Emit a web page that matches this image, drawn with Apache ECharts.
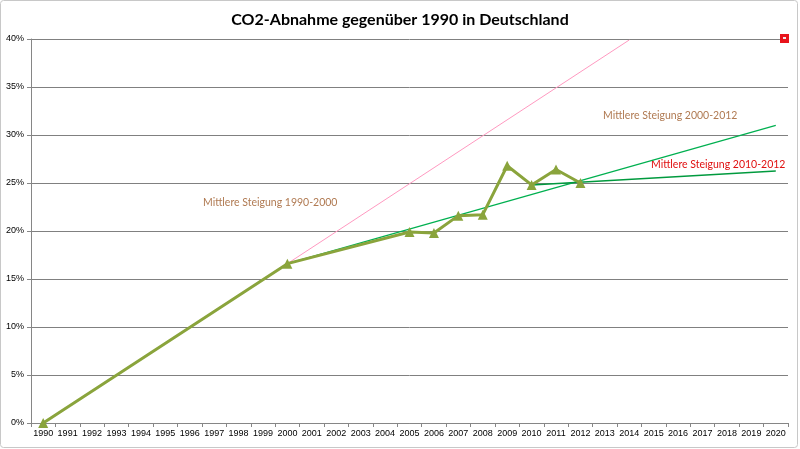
<!DOCTYPE html>
<html>
<head>
<meta charset="utf-8">
<script src="https://cdn.jsdelivr.net/npm/echarts@6/dist/echarts.min.js"></script>
<style>
  html, body { margin: 0; padding: 0; background: #fff; }
  #chart { width: 800px; height: 449px; }
</style>
</head>
<body>
<div id="chart"></div>
<script>
// Jahre auf der x-Achse
const years = ['1990','1991','1992','1993','1994','1995','1996','1997','1998','1999',
  '2000','2001','2002','2003','2004','2005','2006','2007','2008','2009',
  '2010','2011','2012','2013','2014','2015','2016','2017','2018','2019','2020'];
const yTicks = [0, 5, 10, 15, 20, 25, 30, 35, 40];

// CO2-Abnahme in % (null = kein Wert)
const co2Values = [0, null, null, null, null, null, null, null, null, null,
  16.6, null, null, null, null, 19.9, 19.8, 21.6, 21.7, 26.8,
  24.8, 26.4, 25.0, null, null, null, null, null, null, null, null];

// Trendlinien, nur Stützpunkte
const trend1990 = [0, null, null, null, null, null, null, null, null, null,
  16.6, null, null, null, null, null, null, null, null, null,
  null, null, null, null, 39.9, null, null, null, null, null, null];
const trend2000 = [null, null, null, null, null, null, null, null, null, null,
  16.6, null, null, null, null, null, null, null, null, null,
  null, null, null, null, null, null, null, null, null, null, 31.0];
const trend2010 = [null, null, null, null, null, null, null, null, null, null,
  null, null, null, null, null, null, null, null, null, null,
  24.8, null, null, null, null, null, null, null, null, null, 26.25];

const chart = echarts.init(document.getElementById('chart'));

const trendLine = (name, data, color, width) => ({
  name: name,
  type: 'line',
  data: data,
  connectNulls: true,
  showSymbol: false,
  symbol: 'none',
  silent: true,
  lineStyle: { color: color, width: width },
  z: 2
});

const option = {
  animation: false,
  backgroundColor: '#fff',
  title: {
    text: 'CO2-Abnahme gegenüber 1990 in Deutschland',
    left: 'center',
    top: 7,
    textStyle: { fontFamily: 'Lato', fontSize: 16, fontWeight: 'bold', color: '#000' }
  },
  grid: { left: 31, right: 12, top: 39, bottom: 26, containLabel: false },
  xAxis: {
    type: 'category',
    data: years,
    boundaryGap: true,
    axisLine: { lineStyle: { color: '#868686' } },
    axisTick: { show: true, length: 4, lineStyle: { color: '#868686' } },
    axisLabel: { interval: 0, fontFamily: 'Liberation Sans', fontSize: 9, color: '#000', margin: 6 },
    splitLine: { show: false }
  },
  yAxis: {
    type: 'value',
    min: yTicks[0],
    max: yTicks[yTicks.length - 1],
    interval: 5,
    axisLine: { show: true, lineStyle: { color: '#868686' } },
    axisTick: { show: true, length: 4, lineStyle: { color: '#868686' } },
    axisLabel: { formatter: '{value}%', fontFamily: 'Liberation Sans', fontSize: 9, color: '#000', margin: 7 },
    splitLine: { lineStyle: { color: '#808080', width: 1 } }
  },
  series: [
    trendLine('Steigung 1990-2000', trend1990, '#ff99c0', 1),
    trendLine('Steigung 2000-2012', trend2000, '#00b050', 1.2),
    trendLine('Steigung 2010-2012', trend2010, '#009a3e', 1.5),
    {
      name: 'CO2-Abnahme',
      type: 'line',
      data: co2Values,
      connectNulls: true,
      symbol: 'triangle',
      symbolSize: 10,
      showSymbol: true,
      lineStyle: { color: '#8aa43c', width: 3 },
      itemStyle: { color: '#8aa43c' },
      z: 3
    }
  ],
  graphic: [
    // Rahmen
    { type: 'rect', shape: { x: 0.5, y: 0.5, width: 797, height: 447, r: 3 },
      style: { fill: 'none', stroke: '#c8c8c8', lineWidth: 1 }, silent: true },
    // Legenden-Kästchen
    { type: 'rect', shape: { x: 780, y: 34, width: 9, height: 9 },
      style: { fill: '#e8141c' }, z: 10 },
    { type: 'rect', shape: { x: 783, y: 37, width: 3, height: 2 },
      style: { fill: '#f4e8e8' }, z: 11 },
    { type: 'text', left: 203, top: 197,
      style: { text: 'Mittlere Steigung 1990-2000', fill: '#b07a52', font: '10.5px Lato' } },
    { type: 'text', left: 603, top: 110,
      style: { text: 'Mittlere Steigung 2000-2012', fill: '#b07a52', font: '10.5px Lato' } },
    { type: 'text', left: 651, top: 159,
      style: { text: 'Mittlere Steigung 2010-2012', fill: '#e01010', font: '10.5px Lato' } }
  ]
};

chart.setOption(option);
</script>
</body>
</html>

Required task:
Repeat the data exactly, excluding the pictures.

Solution to the problem:
Emit a web page that matches this image, drawn with Apache ECharts.
<!DOCTYPE html>
<html>
<head>
<meta charset="utf-8">
<script src="https://cdn.jsdelivr.net/npm/echarts@6/dist/echarts.min.js"></script>
<style>
  html, body { margin: 0; padding: 0; background: #fff; }
  #chart { width: 800px; height: 449px; }
</style>
</head>
<body>
<div id="chart"></div>
<script>
// Jahre auf der x-Achse
const years = ['1990','1991','1992','1993','1994','1995','1996','1997','1998','1999',
  '2000','2001','2002','2003','2004','2005','2006','2007','2008','2009',
  '2010','2011','2012','2013','2014','2015','2016','2017','2018','2019','2020'];
const yTicks = [0, 5, 10, 15, 20, 25, 30, 35, 40];

// CO2-Abnahme in % (null = kein Wert)
const co2Values = [0, null, null, null, null, null, null, null, null, null,
  16.6, null, null, null, null, 19.9, 19.8, 21.6, 21.7, 26.8,
  24.8, 26.4, 25.0, null, null, null, null, null, null, null, null];

// Trendlinien, nur Stützpunkte
const trend1990 = [0, null, null, null, null, null, null, null, null, null,
  16.6, null, null, null, null, null, null, null, null, null,
  null, null, null, null, 39.9, null, null, null, null, null, null];
const trend2000 = [null, null, null, null, null, null, null, null, null, null,
  16.6, null, null, null, null, null, null, null, null, null,
  null, null, null, null, null, null, null, null, null, null, 31.0];
const trend2010 = [null, null, null, null, null, null, null, null, null, null,
  null, null, null, null, null, null, null, null, null, null,
  24.8, null, null, null, null, null, null, null, null, null, 26.25];

const chart = echarts.init(document.getElementById('chart'));

const trendLine = (name, data, color, width) => ({
  name: name,
  type: 'line',
  data: data,
  connectNulls: true,
  showSymbol: false,
  symbol: 'none',
  silent: true,
  lineStyle: { color: color, width: width },
  z: 2
});

const option = {
  animation: false,
  backgroundColor: '#fff',
  title: {
    text: 'CO2-Abnahme gegenüber 1990 in Deutschland',
    left: 'center',
    top: 7,
    textStyle: { fontFamily: 'Lato', fontSize: 16, fontWeight: 'bold', color: '#000' }
  },
  grid: { left: 31, right: 12, top: 39, bottom: 26, containLabel: false },
  xAxis: {
    type: 'category',
    data: years,
    boundaryGap: true,
    axisLine: { lineStyle: { color: '#868686' } },
    axisTick: { show: true, length: 4, lineStyle: { color: '#868686' } },
    axisLabel: { interval: 0, fontFamily: 'Liberation Sans', fontSize: 9, color: '#000', margin: 6 },
    splitLine: { show: false }
  },
  yAxis: {
    type: 'value',
    min: yTicks[0],
    max: yTicks[yTicks.length - 1],
    interval: 5,
    axisLine: { show: true, lineStyle: { color: '#868686' } },
    axisTick: { show: true, length: 4, lineStyle: { color: '#868686' } },
    axisLabel: { formatter: '{value}%', fontFamily: 'Liberation Sans', fontSize: 9, color: '#000', margin: 7 },
    splitLine: { lineStyle: { color: '#808080', width: 1 } }
  },
  series: [
    trendLine('Steigung 1990-2000', trend1990, '#ff99c0', 1),
    trendLine('Steigung 2000-2012', trend2000, '#00b050', 1.2),
    trendLine('Steigung 2010-2012', trend2010, '#009a3e', 1.5),
    {
      name: 'CO2-Abnahme',
      type: 'line',
      data: co2Values,
      connectNulls: true,
      symbol: 'triangle',
      symbolSize: 10,
      showSymbol: true,
      lineStyle: { color: '#8aa43c', width: 3 },
      itemStyle: { color: '#8aa43c' },
      z: 3
    }
  ],
  graphic: [
    // Rahmen
    { type: 'rect', shape: { x: 0.5, y: 0.5, width: 797, height: 447, r: 3 },
      style: { fill: 'none', stroke: '#c8c8c8', lineWidth: 1 }, silent: true },
    // Legenden-Kästchen
    { type: 'rect', shape: { x: 780, y: 34, width: 9, height: 9 },
      style: { fill: '#e8141c' }, z: 10 },
    { type: 'rect', shape: { x: 783, y: 37, width: 3, height: 2 },
      style: { fill: '#f4e8e8' }, z: 11 },
    { type: 'text', left: 203, top: 197,
      style: { text: 'Mittlere Steigung 1990-2000', fill: '#b07a52', font: '10.5px Lato' } },
    { type: 'text', left: 603, top: 110,
      style: { text: 'Mittlere Steigung 2000-2012', fill: '#b07a52', font: '10.5px Lato' } },
    { type: 'text', left: 651, top: 159,
      style: { text: 'Mittlere Steigung 2010-2012', fill: '#e01010', font: '10.5px Lato' } }
  ]
};

chart.setOption(option);
</script>
</body>
</html>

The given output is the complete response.